(Directive) Copy exactly the lines from the beginning of the data down to and including the line holding "52, 50, 49]", without any pictures.

── Dataset excerpt ──

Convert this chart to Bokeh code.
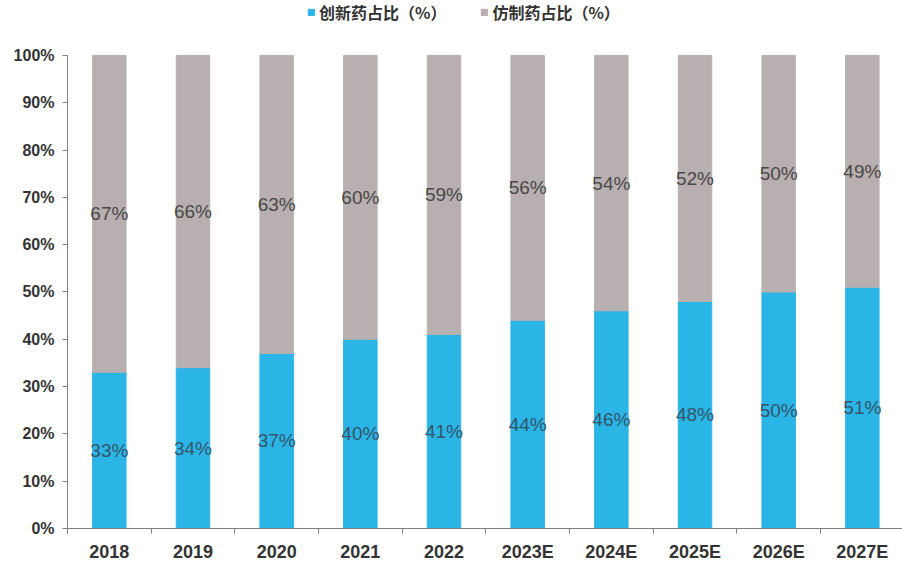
from bokeh.plotting import figure
from bokeh.models import (ColumnDataSource, Range1d, FixedTicker, PrintfTickFormatter,
                          Legend, LegendItem, LabelSet)
from bokeh.embed import file_html
from bokeh.resources import INLINE
from bokeh.core.properties import value

years = ["2018", "2019", "2020", "2021", "2022", "2023E", "2024E", "2025E", "2026E", "2027E"]
innov = [33, 34, 37, 40, 41, 44, 46, 48, 50, 51]
generic = [67, 66, 63, 60, 59, 56, 54, 52, 50, 49]

x = list(range(len(years)))
src = ColumnDataSource(dict(
    x=x,
    innov=innov,
    generic=generic,
    top_all=[a + b for a, b in zip(innov, generic)],
    innov_mid=[a / 2 for a in innov],
    gen_mid=[a + b / 2 for a, b in zip(innov, generic)],
    innov_lbl=[f"{a}%" for a in innov],
    gen_lbl=[f"{b}%" for b in generic],
))

BLUE = "#2BB5E6"
GREY = "#B8B0B0"

p = figure(width=902, height=567, output_backend="svg", toolbar_location=None,
           x_range=Range1d(-0.5, 9.48), y_range=Range1d(0, 111.6),
           min_border_left=67, min_border_right=0, min_border_top=0, min_border_bottom=39)
p.outline_line_color = None
p.grid.grid_line_color = None
p.background_fill_color = "white"

r1 = p.vbar(x="x", bottom=0, top="innov", width=0.4, color=BLUE, source=src)
r2 = p.vbar(x="x", bottom="innov", top="top_all", width=0.4, color=GREY, source=src)

FONT = "Liberation Sans"
lab1 = LabelSet(x="x", y="innov_mid", text="innov_lbl", source=src, text_align="center",
                text_baseline="middle", text_font=value(FONT), text_font_size="19px",
                text_color="#33546a")
lab2 = LabelSet(x="x", y="gen_mid", text="gen_lbl", source=src, text_align="center",
                text_baseline="middle", text_font=value(FONT), text_font_size="19px",
                text_color="#484848")
p.add_layout(lab1)
p.add_layout(lab2)

# y axis
ya = p.yaxis[0]
ya.ticker = FixedTicker(ticks=list(range(0, 101, 10)))
ya.bounds = (0, 100)
ya.formatter = PrintfTickFormatter(format="%d%%")
ya.major_label_text_font = FONT
ya.major_label_text_font_style = "bold"
ya.major_label_text_font_size = "16px"
ya.major_label_text_color = "#333333"
ya.axis_line_color = "#7f7f7f"
ya.major_tick_line_color = "#7f7f7f"
ya.major_tick_in = 0
ya.major_tick_out = 5
ya.minor_tick_line_color = None
ya.major_label_standoff = 8

# x axis
xa = p.xaxis[0]
xa.ticker = FixedTicker(ticks=x, minor_ticks=[i - 0.5 for i in range(len(years) + 1)])
xa.major_label_overrides = {i: y for i, y in enumerate(years)}
xa.major_label_text_font = FONT
xa.major_label_text_font_style = "bold"
xa.major_label_text_font_size = "18px"
xa.major_label_text_color = "#333333"
xa.axis_line_color = "#7f7f7f"
xa.major_tick_line_color = None
xa.major_tick_in = 0
xa.major_tick_out = 0
xa.minor_tick_line_color = "#7f7f7f"
xa.minor_tick_in = 0
xa.minor_tick_out = 5
xa.major_label_standoff = 8

legend = Legend(items=[LegendItem(label="创新药占比（%）", renderers=[r1]),
                       LegendItem(label="仿制药占比（%）", renderers=[r2])],
                orientation="horizontal", location=(240, 504),
                label_text_font="Noto Sans CJK SC", label_text_font_style="bold",
                label_text_font_size="16px", label_text_color="#333333",
                glyph_width=8, glyph_height=8, spacing=34, padding=0, margin=0,
                border_line_color=None, background_fill_alpha=0,
                label_standoff=4, label_height=20)
p.add_layout(legend)

open("out.html", "w").write(file_html(p, INLINE))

───

(Exercise response)
Convert this chart to Bokeh code.
from bokeh.plotting import figure
from bokeh.models import (ColumnDataSource, Range1d, FixedTicker, PrintfTickFormatter,
                          Legend, LegendItem, LabelSet)
from bokeh.embed import file_html
from bokeh.resources import INLINE
from bokeh.core.properties import value

years = ["2018", "2019", "2020", "2021", "2022", "2023E", "2024E", "2025E", "2026E", "2027E"]
innov = [33, 34, 37, 40, 41, 44, 46, 48, 50, 51]
generic = [67, 66, 63, 60, 59, 56, 54, 52, 50, 49]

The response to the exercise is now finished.